## YOUR INSTRUCTIONS
Retype the opening lines of the data exactly, stopping after the line that contains "const delayTicks = [20, 40, 60, 80, 100, 120, 140];". Skip every picture.

## Entries from a dataset

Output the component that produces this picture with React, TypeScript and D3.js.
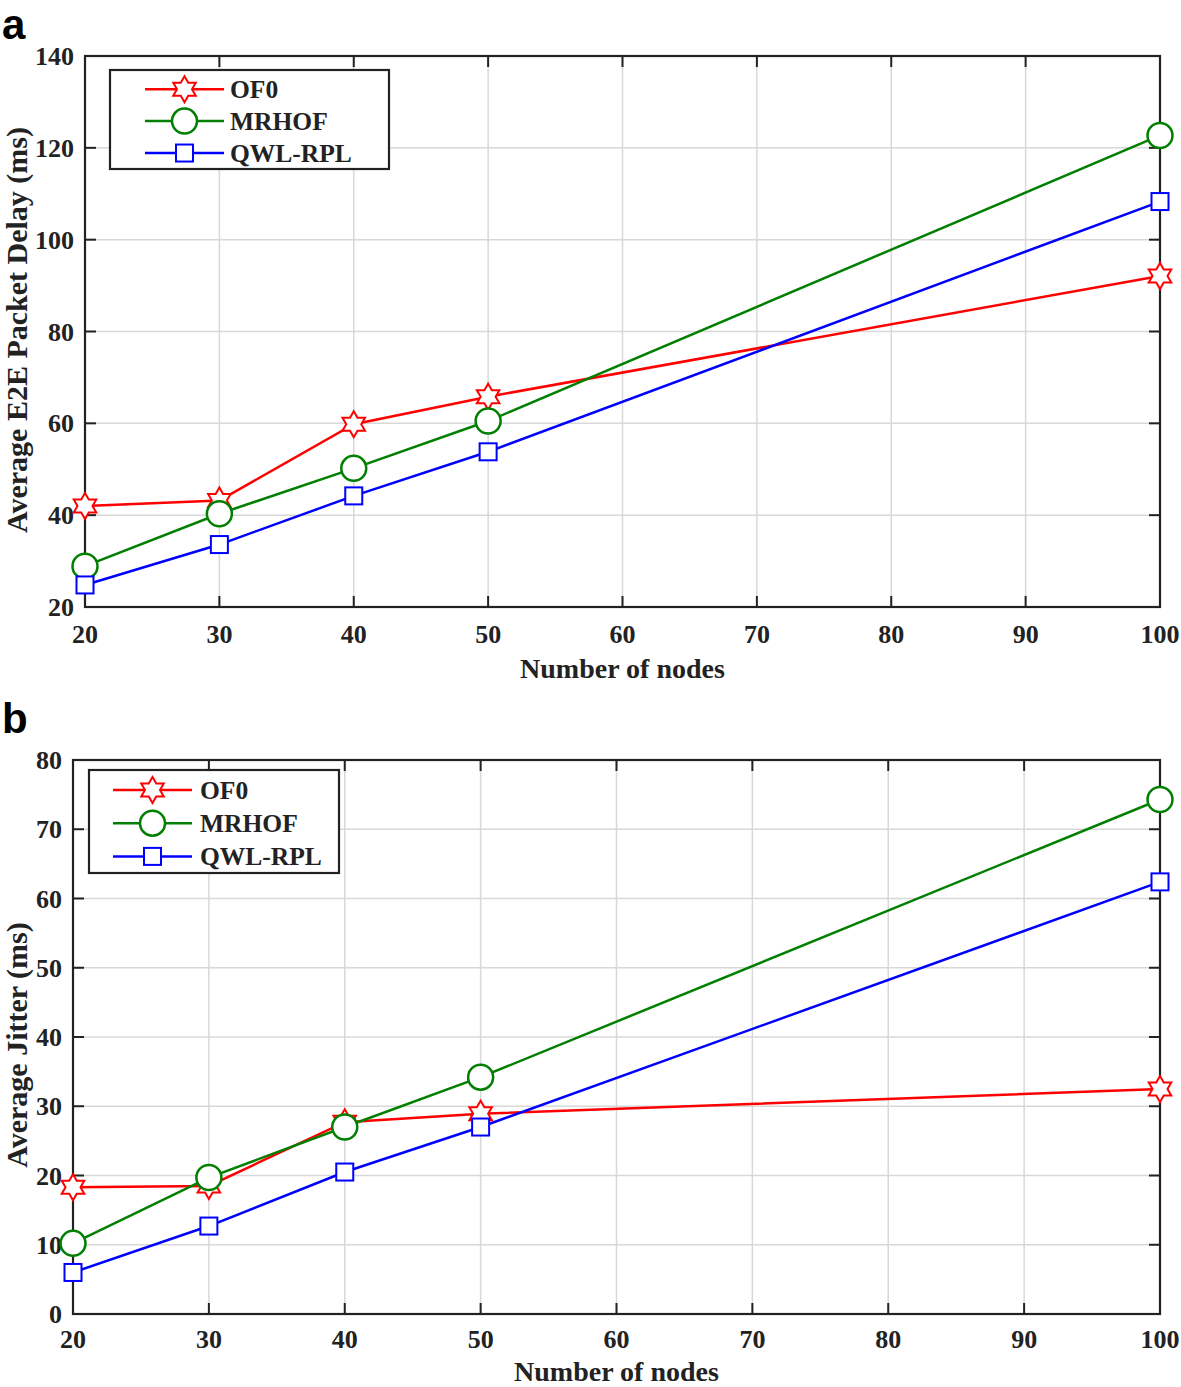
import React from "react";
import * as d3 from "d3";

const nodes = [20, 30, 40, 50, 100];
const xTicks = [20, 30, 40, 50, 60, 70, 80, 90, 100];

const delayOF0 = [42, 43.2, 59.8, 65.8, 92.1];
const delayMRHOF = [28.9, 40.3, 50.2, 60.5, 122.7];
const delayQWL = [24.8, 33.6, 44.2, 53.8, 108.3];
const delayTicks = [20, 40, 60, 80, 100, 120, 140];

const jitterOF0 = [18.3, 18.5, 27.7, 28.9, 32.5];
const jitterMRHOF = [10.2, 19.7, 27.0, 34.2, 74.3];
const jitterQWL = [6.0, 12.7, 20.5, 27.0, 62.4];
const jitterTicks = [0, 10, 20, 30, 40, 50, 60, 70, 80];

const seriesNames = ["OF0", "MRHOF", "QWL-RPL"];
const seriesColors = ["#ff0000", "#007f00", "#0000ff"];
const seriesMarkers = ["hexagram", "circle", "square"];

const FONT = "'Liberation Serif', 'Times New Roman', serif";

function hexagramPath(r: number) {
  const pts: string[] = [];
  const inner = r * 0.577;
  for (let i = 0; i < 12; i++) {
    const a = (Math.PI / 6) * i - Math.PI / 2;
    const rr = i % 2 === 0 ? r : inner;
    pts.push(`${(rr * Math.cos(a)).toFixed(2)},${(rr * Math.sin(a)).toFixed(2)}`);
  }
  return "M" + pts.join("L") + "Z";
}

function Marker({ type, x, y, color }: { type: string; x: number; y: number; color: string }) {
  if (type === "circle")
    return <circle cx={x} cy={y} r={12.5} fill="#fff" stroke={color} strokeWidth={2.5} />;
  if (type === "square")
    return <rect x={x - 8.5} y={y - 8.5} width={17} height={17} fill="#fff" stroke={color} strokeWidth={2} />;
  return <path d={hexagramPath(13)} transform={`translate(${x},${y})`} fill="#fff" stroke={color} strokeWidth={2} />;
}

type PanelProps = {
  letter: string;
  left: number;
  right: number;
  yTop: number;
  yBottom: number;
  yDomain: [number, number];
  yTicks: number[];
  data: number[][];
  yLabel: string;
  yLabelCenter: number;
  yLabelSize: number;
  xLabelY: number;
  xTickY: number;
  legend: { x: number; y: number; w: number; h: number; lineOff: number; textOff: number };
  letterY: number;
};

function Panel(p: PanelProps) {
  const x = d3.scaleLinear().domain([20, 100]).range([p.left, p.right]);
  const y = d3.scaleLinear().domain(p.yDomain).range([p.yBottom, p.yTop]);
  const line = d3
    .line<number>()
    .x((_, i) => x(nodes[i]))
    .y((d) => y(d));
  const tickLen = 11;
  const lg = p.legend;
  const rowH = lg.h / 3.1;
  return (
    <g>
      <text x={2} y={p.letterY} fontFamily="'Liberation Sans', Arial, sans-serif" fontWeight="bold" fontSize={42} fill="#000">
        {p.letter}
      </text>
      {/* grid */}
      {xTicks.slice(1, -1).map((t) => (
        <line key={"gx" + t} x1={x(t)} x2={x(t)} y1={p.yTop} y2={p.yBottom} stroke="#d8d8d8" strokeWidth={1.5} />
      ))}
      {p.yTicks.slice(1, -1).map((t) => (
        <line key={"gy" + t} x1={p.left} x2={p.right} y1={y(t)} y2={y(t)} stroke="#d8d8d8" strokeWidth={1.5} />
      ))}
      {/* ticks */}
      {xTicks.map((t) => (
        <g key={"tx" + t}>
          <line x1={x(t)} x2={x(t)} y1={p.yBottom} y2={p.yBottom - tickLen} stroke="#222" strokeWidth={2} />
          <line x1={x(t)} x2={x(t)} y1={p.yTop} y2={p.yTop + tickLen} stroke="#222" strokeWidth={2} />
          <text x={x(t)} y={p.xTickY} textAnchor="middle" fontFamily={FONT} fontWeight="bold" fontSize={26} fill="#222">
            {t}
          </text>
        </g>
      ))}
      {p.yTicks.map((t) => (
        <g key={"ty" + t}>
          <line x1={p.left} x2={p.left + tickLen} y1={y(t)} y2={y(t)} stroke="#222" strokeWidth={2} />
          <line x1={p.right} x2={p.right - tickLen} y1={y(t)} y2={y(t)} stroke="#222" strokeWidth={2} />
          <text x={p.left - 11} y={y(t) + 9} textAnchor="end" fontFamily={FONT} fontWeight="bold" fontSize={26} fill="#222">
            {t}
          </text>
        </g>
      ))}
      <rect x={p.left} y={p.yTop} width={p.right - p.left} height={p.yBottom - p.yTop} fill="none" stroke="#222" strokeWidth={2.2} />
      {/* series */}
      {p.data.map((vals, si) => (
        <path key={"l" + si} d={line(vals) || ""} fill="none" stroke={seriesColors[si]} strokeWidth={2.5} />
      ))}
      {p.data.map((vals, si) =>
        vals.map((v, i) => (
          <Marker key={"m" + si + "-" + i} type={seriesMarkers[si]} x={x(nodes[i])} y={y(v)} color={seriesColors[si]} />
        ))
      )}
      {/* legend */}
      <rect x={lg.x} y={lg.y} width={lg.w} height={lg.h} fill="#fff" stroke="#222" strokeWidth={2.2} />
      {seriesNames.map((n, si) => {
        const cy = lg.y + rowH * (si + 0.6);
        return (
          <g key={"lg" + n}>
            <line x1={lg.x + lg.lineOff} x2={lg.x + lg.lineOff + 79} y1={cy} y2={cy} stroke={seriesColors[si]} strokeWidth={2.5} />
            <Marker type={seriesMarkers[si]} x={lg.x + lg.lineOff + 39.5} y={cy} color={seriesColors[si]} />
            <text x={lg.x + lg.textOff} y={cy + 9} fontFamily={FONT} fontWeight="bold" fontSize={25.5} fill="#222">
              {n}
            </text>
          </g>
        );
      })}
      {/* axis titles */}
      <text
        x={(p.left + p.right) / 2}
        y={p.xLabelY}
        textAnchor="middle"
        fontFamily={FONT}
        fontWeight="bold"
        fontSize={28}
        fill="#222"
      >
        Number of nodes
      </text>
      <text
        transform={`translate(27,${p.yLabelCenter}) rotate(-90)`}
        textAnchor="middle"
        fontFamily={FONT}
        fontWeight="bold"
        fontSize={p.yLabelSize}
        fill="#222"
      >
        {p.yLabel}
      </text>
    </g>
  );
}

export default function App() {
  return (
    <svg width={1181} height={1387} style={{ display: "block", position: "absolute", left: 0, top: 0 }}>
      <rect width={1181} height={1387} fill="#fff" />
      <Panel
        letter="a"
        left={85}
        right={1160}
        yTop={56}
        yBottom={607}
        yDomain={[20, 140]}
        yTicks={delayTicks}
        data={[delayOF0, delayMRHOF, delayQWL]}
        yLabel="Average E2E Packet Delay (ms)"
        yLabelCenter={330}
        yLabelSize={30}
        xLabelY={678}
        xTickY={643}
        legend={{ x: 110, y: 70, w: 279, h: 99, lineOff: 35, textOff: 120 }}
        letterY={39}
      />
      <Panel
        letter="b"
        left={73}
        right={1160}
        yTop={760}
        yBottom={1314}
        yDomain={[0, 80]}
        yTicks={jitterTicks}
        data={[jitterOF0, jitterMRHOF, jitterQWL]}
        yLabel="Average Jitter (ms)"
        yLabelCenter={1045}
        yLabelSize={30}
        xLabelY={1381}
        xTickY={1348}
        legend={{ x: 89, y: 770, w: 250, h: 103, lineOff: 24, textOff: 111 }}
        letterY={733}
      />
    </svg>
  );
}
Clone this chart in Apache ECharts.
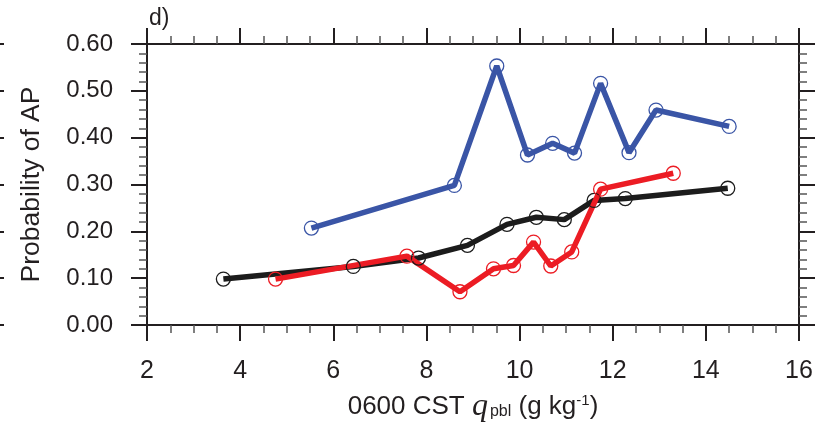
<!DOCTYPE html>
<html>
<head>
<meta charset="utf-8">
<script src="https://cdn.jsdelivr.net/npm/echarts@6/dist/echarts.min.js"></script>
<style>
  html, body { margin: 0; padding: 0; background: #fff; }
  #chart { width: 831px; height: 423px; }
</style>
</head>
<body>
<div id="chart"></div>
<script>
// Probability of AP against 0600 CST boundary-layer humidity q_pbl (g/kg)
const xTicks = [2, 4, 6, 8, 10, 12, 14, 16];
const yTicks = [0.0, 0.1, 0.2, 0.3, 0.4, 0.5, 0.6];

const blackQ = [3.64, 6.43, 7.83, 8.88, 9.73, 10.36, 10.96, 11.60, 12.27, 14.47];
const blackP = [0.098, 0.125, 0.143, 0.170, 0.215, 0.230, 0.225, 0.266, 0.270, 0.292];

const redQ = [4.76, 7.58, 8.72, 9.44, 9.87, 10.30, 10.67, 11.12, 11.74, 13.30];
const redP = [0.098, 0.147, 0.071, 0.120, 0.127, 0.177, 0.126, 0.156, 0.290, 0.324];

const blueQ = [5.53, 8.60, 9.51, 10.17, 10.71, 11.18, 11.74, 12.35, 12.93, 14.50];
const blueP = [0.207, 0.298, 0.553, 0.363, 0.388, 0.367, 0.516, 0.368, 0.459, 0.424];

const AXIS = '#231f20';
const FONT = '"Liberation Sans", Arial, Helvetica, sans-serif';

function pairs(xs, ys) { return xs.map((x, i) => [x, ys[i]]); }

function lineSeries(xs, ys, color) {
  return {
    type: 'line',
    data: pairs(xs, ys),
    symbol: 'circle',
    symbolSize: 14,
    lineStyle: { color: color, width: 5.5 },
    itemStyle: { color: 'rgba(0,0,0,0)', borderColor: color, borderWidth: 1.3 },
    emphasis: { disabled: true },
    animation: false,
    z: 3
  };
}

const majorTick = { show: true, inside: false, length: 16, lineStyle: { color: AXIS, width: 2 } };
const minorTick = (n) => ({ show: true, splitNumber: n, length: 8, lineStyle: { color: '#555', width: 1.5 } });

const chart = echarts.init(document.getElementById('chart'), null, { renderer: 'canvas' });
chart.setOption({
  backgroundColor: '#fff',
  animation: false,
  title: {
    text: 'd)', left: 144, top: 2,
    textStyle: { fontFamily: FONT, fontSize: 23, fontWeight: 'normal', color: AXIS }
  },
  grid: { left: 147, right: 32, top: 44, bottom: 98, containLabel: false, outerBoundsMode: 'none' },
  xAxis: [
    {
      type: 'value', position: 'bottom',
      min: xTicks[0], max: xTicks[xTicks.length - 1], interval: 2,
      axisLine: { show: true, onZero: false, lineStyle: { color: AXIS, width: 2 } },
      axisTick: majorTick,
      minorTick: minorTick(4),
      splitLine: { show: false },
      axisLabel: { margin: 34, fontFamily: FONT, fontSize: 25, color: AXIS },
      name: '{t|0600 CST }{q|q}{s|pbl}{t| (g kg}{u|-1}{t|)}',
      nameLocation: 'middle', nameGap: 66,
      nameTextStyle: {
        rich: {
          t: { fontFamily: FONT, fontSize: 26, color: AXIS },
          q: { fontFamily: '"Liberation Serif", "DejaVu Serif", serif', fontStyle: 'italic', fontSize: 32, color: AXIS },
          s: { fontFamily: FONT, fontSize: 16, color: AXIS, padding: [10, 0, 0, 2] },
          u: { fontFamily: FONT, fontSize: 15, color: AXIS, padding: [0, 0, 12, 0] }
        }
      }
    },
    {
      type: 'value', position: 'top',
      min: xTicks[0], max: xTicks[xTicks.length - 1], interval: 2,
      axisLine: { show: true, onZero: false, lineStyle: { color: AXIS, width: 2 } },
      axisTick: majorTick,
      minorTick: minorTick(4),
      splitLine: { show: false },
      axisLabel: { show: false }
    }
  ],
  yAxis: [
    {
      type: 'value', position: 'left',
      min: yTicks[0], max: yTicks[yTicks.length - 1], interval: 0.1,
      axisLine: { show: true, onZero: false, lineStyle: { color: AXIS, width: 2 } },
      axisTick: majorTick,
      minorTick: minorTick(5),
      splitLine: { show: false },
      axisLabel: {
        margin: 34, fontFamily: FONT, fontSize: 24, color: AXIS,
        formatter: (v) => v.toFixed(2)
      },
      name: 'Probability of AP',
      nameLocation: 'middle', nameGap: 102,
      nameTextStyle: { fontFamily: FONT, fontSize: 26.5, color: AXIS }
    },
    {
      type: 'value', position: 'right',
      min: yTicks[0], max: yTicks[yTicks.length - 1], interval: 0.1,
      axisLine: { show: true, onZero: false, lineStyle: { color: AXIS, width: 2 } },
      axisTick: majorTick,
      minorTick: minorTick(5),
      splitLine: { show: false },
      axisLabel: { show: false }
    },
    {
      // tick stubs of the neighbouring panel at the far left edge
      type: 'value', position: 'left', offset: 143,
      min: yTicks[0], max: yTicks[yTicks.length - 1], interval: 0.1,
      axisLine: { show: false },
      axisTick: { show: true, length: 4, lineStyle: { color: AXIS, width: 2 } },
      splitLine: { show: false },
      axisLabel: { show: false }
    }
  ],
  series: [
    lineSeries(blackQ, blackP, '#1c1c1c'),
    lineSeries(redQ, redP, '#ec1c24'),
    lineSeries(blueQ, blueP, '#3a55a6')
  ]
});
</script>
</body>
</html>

## EXPECTED ANSWER
Output the component that produces this picture with React, TypeScript and D3.js.
import React from "react";
import * as d3 from "d3";

const nodes = [20, 30, 40, 50, 100];
const xTicks = [20, 30, 40, 50, 60, 70, 80, 90, 100];

const delayOF0 = [42, 43.2, 59.8, 65.8, 92.1];
const delayMRHOF = [28.9, 40.3, 50.2, 60.5, 122.7];
const delayQWL = [24.8, 33.6, 44.2, 53.8, 108.3];
const delayTicks = [20, 40, 60, 80, 100, 120, 140];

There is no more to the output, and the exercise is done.